» Records for this exercise:
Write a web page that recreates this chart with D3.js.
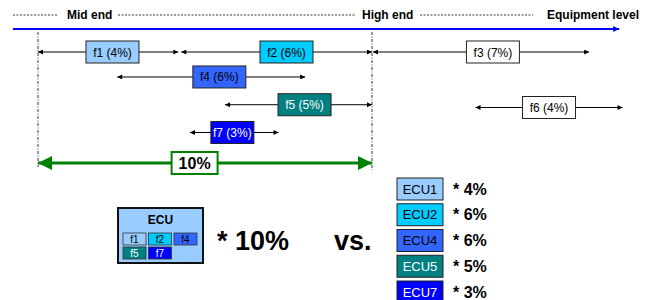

...

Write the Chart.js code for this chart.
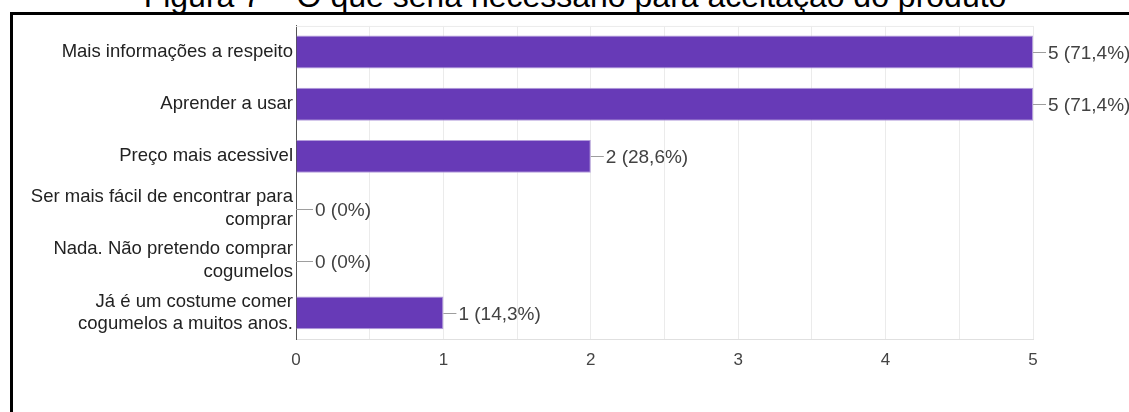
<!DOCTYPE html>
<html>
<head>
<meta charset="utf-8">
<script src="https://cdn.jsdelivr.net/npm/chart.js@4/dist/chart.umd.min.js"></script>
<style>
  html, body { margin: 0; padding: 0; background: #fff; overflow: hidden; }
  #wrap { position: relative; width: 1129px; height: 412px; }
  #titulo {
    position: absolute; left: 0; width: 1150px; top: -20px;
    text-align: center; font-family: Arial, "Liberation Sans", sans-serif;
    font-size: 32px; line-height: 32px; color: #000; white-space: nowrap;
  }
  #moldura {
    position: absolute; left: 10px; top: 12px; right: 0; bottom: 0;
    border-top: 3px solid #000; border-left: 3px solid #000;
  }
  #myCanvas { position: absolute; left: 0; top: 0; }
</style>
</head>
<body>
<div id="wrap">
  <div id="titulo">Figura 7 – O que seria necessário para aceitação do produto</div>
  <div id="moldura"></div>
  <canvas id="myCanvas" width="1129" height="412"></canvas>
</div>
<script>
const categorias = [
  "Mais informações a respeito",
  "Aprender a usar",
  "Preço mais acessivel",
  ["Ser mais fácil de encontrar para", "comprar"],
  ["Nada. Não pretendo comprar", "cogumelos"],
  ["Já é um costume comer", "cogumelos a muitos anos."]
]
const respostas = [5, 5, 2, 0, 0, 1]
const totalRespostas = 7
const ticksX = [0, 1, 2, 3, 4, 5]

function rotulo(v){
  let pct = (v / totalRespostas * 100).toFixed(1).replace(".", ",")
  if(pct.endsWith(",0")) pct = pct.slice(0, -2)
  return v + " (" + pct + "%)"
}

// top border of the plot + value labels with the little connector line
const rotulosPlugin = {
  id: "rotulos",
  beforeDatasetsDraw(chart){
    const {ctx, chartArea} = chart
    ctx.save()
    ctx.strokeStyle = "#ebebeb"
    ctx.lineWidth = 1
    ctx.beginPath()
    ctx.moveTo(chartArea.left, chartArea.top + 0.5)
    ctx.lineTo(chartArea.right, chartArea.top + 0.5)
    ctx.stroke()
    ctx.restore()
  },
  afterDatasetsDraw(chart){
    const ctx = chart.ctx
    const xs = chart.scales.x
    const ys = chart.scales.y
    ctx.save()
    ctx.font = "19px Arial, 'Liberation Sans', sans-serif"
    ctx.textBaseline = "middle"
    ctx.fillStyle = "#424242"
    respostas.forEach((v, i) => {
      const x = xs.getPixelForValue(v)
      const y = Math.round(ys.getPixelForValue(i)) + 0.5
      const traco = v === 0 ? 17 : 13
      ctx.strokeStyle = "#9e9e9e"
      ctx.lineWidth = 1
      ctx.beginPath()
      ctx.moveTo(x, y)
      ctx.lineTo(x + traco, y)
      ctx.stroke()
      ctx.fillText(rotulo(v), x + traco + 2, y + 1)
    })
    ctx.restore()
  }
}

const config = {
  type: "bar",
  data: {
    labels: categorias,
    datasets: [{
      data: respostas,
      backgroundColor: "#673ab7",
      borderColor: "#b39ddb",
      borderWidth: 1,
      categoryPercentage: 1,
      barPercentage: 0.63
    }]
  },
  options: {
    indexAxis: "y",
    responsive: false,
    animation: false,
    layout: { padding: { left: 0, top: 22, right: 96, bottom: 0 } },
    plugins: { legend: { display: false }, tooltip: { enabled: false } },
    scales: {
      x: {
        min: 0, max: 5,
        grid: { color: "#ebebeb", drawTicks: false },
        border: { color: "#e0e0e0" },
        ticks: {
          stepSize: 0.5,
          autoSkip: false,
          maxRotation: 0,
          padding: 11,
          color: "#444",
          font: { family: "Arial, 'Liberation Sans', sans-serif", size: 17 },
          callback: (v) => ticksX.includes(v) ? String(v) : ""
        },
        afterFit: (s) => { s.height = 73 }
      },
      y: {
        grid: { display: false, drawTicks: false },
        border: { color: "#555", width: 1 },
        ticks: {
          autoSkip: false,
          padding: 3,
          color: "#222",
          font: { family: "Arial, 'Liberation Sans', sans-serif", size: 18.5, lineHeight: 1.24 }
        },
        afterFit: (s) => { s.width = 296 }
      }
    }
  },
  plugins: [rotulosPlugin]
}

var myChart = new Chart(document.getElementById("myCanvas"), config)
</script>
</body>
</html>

---

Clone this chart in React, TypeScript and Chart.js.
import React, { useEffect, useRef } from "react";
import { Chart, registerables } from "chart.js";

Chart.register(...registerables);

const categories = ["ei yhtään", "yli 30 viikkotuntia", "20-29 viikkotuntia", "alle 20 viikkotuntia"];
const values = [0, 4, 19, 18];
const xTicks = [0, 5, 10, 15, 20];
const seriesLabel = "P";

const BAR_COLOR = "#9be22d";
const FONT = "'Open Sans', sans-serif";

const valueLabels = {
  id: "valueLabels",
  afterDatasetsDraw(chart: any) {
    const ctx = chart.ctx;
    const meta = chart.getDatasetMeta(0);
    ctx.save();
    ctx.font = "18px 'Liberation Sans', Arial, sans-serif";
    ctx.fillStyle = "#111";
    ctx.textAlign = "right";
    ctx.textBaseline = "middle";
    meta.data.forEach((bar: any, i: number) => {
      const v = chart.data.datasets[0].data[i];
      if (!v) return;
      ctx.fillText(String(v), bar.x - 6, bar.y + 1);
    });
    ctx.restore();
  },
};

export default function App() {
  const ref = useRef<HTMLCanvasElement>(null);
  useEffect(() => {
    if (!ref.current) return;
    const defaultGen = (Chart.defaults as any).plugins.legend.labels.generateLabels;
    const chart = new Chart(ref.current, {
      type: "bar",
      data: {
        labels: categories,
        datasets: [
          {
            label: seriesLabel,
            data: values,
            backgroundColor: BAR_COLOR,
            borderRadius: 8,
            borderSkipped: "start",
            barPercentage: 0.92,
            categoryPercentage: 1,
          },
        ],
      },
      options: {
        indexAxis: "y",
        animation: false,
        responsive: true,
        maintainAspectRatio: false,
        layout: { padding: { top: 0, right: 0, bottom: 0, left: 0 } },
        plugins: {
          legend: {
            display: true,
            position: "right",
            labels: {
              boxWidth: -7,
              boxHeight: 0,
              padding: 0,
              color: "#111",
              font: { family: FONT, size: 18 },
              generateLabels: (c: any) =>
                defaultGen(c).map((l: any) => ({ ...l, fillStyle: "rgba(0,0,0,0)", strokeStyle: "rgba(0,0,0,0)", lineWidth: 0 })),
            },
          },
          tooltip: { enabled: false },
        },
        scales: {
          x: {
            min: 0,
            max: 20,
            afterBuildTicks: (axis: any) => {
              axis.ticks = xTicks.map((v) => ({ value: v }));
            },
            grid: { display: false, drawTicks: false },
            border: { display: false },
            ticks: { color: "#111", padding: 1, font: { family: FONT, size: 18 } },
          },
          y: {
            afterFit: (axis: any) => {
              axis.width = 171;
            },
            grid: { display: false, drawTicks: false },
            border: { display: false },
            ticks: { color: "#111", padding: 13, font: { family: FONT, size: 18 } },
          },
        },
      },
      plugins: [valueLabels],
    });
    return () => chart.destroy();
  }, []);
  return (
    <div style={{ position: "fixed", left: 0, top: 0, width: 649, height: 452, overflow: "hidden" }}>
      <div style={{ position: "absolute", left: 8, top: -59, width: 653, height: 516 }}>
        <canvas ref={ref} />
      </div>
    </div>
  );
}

» Exercise task:
Using the entries above, extract exactly the span from the line with "Clone this chart" to the line with "Chart.register(...registerables);", both lines included; leave out everything else.

» Exercise answer:
Clone this chart in React, TypeScript and Chart.js.
import React, { useEffect, useRef } from "react";
import { Chart, registerables } from "chart.js";

Chart.register(...registerables);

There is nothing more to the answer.